The former things have passed away… Behold, I make all things new (Rev. 21:4-5)

Straining Forward

Well, I’m back at my desk (and floating through cyberspace) again, only my desk now happens to be about 150 miles from where it used to be.  The whole story is too long and complicated to try to detail here.  Suffice it to say that I’ve been granted a year’s leave of absence from Mt Tabor Monastery, which I will be spending at a new community in the city of South San Francisco, contributing to its further establishment, prayer, and ministry, and perhaps even becoming a permanent part of it.  If you click on the Contemplatives of St Joseph link in the sidebar, you’ll see where I am now.  It is a Roman Catholic community, but the founder is bi-ritual, and I will have opportunity to pray and offer the Eucharistic Sacrifice in both the Eastern and Western rites. This is a time of discernment for me, since the Lord is leading me in some unexpected ways these days, so I’ll be grateful for your ongoing prayers. I guess my patron saint is leading me too, since I’ve ended up at his own house! It is likely that I will continue in the new direction I’ve just begun, in one form or another, for I believe that my time at Mt Tabor, the longest “chapter” of my whole life, is now closed.

After living for 30 years in a forest, it’s something of a culture shock to move to a city (which itself is not all that large—population 65,000—but it is part of a huge metropolitan area).  I signed up to serve the Lord, however, not to “have it my way,” though if I am faithful to Him, He has ways of bringing abundant blessings, which have in fact already begun.   This new monastery is something of a peaceful and blessed oasis in the midst of the bustle of city life, jet planes roaring overhead notwithstanding.  I know some people down here, and they are glad that I’m now a lot closer to them than I used to be; I’m closer to the ocean as well! I did read something unsettling in the Bible, though, after I’d been here about a week, which of course never “spoke” to me before, since I never lived here before: “I know where you dwell, where Satan’s throne is…” (Rev. 2:13).  The city I now live in is right next door to “Sodom-by-the-Bay” (a.k.a. San Francisco), which is one of the main centers of satanic worship and activity in this country, not to mention other ungodly practices that demons generate and maintain in this area.  At the same time, there are many churches and holy people, for God will never be without his faithful servants. Still, I need to put on the armor of God, as the Apostle says, for, as he also says, the days are evil (see Eph. 6:10-18 and 5:15-16).

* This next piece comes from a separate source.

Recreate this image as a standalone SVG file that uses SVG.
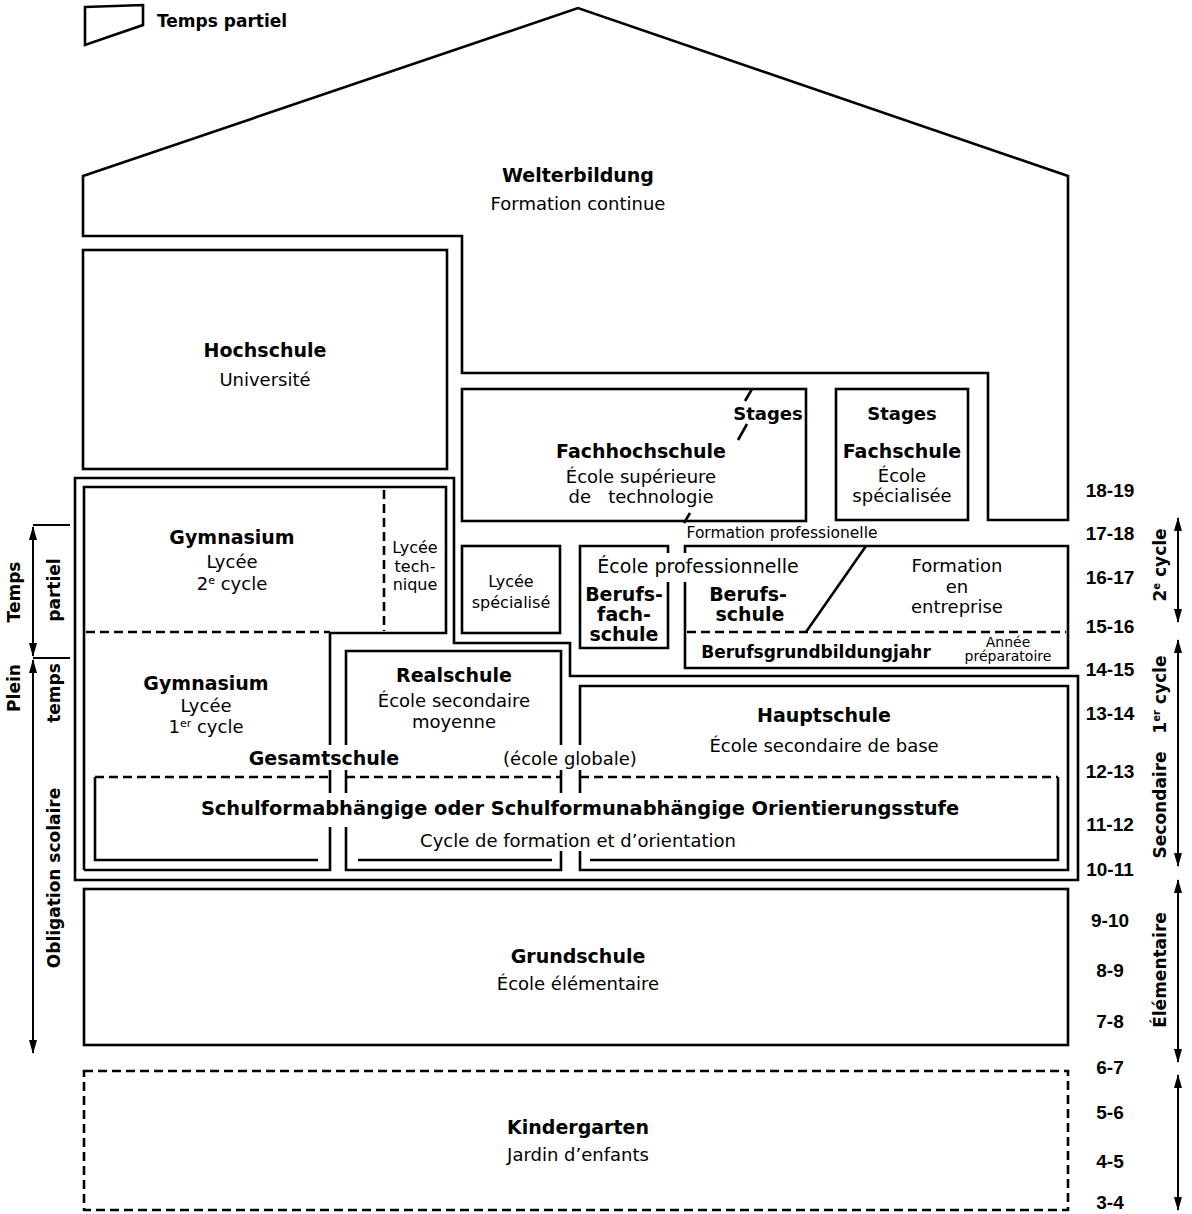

A few days after I arrived I took a little walk around the neighborhood, which seems to be a relatively pleasant and safe one—although I did notice quite a few houses sporting little signs announcing that their homes are protected by this or that security alarm system.  Most of the homes are fairly small, middle-class-looking (I would still shudder to see the price tags on any of them), though I also walked past a nearby area with low-end apartment buildings.  I was pleased to find some grass and flowers  here and there, some trees (some even had birds singing in them!), so it’s not quite like I’ve landed in a concrete jungle.  The weather is pretty much the strange little climate one finds in San Francisco; one of the locals told me that their summers are about the same as their winters: chilly and windy and foggy.  But as I write it is sunny and warm.  I won’t mind it not topping 100 degrees in the summer as it often does at Mt Tabor.  All things considered, I think I’ll be able to adapt OK.

The words I’ve been receiving through Scripture and other sources have been encouraging and consoling.  A friend who sometimes hears things from Heaven in prayer told me that Our Lady said she is happy that I am right where she wants me at this time.  So I can rest in that as I continue to pray and seek the fullness of God’s will and revelation for my life and future.

As St Paul says, it is time to forget what lies behind and strain forward to what lies ahead, the call of God in Christ Jesus.  Not that I can or even want to literally forget the 30 years of monastic life that lie behind me (for despite many trials and sufferings, I see them primarily as years of grace, and what I have learned and experienced in prayer and monastic and priestly life I will cherish long into the future).  But if I want to serve the Lord and follow the lead of our Blessed Mother, there is only one direction in which I must look: forward.  I have to live in the present moment, but I must move into the future—ready or not, that that is where each of us is inexorably headed!  The Lord must have some very important reason for decreeing (or perhaps simply permitting; it’s not always clear at the outset) such an extraordinary change in my life, so I have to be very attentive to make sure that I will, as his Mother is wont to say, do whatever He tells me.  Souls are likely at stake, and you know the efforts I already make to try to help save as many as possible.

As I get used to this different environment and make a number of adjustments to a new life (though essentially I can, thank God, maintain a sustained and deep prayer life here, since contemplation is a priority), I will gradually come to a clearer awareness of this new stage of my life and vocation.  By the grace of God and the loving protection and care of my Queen and Mother, I will endure to the end—peacefully, fruitfully, devotedly—and at length be welcomed into the Kingdom of Heaven, which alone is worth living, working, and suffering for.  So, as I sometimes like to say (St Paul said it first), I press on, that I may lay hold of that for which Christ Jesus laid hold of me.